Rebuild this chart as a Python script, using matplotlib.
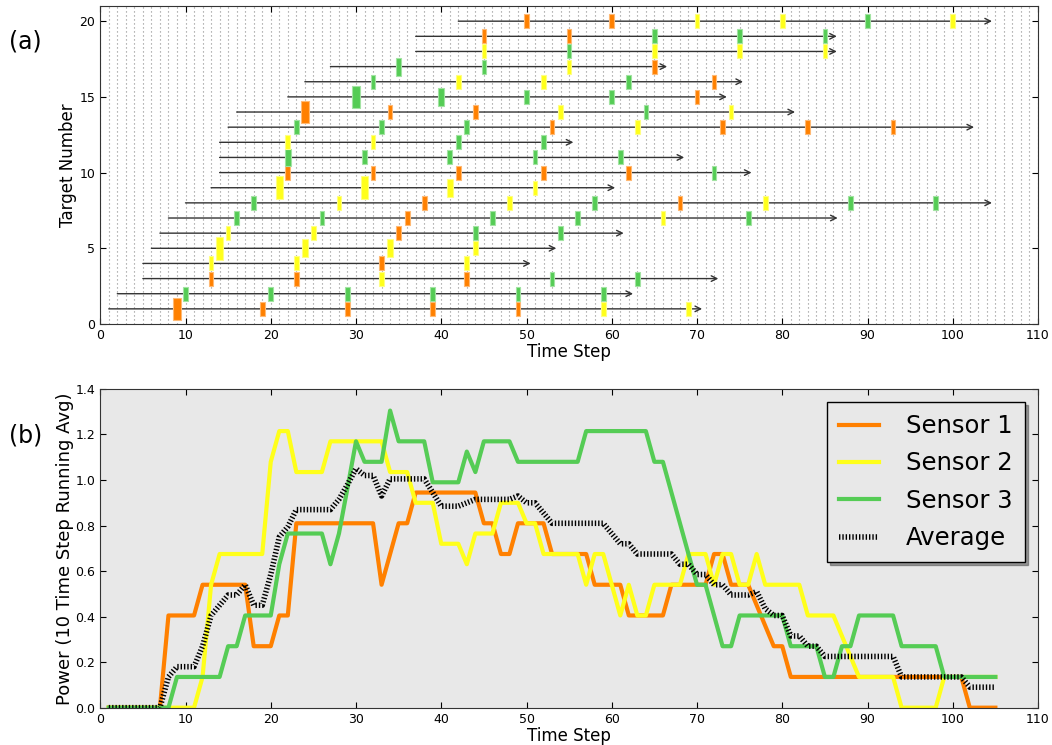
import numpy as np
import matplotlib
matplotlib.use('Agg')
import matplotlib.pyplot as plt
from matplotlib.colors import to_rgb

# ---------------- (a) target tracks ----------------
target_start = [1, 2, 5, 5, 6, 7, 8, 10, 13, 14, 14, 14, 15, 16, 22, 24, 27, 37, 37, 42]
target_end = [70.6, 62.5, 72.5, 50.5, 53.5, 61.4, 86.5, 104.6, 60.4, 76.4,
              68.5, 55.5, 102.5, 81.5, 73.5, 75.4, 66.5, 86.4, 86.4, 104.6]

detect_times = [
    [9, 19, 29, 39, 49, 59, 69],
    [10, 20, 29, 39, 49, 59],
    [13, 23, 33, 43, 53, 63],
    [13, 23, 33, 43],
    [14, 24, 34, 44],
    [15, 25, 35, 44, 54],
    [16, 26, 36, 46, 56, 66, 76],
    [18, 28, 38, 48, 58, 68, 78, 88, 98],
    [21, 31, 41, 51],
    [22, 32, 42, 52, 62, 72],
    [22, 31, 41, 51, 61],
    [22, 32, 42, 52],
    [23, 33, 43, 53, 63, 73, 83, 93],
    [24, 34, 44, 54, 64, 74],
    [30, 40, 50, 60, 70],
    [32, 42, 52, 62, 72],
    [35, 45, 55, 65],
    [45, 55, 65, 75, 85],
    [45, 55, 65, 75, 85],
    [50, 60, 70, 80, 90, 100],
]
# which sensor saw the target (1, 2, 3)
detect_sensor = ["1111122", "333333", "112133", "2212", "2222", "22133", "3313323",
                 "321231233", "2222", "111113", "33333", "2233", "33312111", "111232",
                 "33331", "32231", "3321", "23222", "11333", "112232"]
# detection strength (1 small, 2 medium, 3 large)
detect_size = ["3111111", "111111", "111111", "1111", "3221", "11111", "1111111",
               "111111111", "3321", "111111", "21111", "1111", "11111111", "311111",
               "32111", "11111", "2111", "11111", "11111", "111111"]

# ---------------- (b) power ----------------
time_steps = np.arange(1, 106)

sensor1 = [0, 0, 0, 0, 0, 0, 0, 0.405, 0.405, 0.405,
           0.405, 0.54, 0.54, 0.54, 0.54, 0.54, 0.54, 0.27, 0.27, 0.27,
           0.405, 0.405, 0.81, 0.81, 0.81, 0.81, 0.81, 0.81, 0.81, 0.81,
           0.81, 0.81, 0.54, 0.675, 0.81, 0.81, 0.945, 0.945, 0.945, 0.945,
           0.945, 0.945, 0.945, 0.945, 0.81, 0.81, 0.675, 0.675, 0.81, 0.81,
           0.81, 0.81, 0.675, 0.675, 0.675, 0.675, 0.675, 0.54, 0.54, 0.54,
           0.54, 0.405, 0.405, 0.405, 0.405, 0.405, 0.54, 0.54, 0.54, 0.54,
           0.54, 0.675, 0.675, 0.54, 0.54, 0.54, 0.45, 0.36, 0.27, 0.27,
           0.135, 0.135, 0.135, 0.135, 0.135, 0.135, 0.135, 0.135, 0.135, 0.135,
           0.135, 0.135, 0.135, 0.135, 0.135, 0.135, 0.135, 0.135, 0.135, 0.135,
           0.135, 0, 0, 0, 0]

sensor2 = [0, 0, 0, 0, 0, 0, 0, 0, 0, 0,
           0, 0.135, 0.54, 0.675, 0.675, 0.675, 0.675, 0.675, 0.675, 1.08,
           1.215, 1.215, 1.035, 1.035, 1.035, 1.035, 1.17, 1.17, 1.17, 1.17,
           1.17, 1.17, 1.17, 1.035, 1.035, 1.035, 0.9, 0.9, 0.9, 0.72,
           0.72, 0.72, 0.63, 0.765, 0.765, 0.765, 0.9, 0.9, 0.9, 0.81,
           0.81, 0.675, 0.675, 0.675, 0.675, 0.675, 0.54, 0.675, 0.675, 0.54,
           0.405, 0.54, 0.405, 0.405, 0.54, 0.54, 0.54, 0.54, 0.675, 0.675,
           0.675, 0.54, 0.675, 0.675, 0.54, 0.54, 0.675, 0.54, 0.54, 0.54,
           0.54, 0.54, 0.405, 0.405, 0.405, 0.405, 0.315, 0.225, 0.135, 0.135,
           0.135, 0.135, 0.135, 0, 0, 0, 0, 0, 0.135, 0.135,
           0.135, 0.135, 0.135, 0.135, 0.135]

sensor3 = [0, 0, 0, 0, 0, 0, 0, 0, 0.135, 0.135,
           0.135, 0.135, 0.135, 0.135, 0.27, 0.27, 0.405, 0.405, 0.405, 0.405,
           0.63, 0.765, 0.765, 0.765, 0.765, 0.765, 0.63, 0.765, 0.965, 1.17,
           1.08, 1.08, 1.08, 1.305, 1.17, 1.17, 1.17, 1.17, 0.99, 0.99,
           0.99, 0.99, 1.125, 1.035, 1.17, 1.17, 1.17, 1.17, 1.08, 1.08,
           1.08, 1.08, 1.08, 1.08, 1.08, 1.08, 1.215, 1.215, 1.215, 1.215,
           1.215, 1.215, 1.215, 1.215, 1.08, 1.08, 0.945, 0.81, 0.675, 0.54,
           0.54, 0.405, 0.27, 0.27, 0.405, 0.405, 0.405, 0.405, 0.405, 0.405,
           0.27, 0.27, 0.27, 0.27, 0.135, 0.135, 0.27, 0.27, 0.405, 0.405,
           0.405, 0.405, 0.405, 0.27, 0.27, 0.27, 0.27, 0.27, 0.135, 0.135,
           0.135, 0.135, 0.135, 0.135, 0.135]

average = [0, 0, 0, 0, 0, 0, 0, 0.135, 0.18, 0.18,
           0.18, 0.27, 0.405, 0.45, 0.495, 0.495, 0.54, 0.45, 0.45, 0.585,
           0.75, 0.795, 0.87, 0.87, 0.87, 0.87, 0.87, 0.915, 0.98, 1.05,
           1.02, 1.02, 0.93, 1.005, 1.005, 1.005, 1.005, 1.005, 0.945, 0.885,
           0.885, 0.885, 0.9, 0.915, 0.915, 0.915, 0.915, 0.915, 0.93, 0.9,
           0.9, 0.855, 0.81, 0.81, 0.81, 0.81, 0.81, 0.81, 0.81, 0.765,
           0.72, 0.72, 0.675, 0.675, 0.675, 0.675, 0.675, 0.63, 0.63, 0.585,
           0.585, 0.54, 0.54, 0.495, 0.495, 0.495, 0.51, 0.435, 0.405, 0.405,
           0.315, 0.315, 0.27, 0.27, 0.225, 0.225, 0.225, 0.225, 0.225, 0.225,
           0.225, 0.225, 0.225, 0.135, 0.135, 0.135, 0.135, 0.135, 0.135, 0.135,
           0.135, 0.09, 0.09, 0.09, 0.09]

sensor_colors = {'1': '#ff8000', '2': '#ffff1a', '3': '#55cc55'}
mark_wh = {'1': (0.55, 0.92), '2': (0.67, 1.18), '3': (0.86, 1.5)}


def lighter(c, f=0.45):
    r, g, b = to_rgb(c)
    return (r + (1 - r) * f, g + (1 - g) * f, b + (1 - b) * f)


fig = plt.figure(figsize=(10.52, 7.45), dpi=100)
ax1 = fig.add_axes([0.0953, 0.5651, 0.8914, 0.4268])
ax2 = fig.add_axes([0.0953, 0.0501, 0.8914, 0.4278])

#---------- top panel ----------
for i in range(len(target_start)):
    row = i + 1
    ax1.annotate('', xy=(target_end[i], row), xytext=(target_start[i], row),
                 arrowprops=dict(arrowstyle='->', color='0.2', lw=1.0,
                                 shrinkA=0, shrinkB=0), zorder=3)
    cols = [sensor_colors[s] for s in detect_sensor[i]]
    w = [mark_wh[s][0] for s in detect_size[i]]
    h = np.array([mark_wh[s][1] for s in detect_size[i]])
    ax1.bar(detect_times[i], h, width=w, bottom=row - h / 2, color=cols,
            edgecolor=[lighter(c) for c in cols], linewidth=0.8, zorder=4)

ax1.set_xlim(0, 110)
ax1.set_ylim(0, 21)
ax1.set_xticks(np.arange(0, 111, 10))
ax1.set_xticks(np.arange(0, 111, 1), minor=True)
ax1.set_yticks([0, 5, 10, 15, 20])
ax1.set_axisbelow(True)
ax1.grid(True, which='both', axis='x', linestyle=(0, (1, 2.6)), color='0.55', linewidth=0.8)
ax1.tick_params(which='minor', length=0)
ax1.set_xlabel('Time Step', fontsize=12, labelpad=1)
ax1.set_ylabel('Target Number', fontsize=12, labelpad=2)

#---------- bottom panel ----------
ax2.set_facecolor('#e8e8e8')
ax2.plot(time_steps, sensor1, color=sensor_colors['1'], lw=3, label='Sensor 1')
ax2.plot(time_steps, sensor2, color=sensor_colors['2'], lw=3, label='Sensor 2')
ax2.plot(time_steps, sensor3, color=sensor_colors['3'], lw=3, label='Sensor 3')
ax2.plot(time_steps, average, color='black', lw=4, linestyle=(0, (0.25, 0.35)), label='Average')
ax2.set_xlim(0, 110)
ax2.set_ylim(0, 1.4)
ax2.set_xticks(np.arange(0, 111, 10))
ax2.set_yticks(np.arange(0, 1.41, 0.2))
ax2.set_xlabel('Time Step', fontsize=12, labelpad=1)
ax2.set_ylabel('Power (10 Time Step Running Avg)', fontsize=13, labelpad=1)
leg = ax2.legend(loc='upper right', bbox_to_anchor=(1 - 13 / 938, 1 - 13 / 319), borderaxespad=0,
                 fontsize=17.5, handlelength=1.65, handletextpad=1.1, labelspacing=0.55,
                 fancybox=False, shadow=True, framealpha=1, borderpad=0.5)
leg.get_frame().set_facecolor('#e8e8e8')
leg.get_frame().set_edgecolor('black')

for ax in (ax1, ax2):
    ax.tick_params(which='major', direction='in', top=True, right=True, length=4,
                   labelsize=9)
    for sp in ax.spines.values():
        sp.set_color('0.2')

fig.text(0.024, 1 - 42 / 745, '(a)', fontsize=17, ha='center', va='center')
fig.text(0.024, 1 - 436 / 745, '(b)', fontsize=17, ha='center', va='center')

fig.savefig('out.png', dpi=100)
•••
Task details: Reproduce every line of the listing above in which the string "matplotlib" appears.

Task output:
Rebuild this chart as a Python script, using matplotlib.
import matplotlib
matplotlib.use('Agg')
import matplotlib.pyplot as plt
from matplotlib.colors import to_rgb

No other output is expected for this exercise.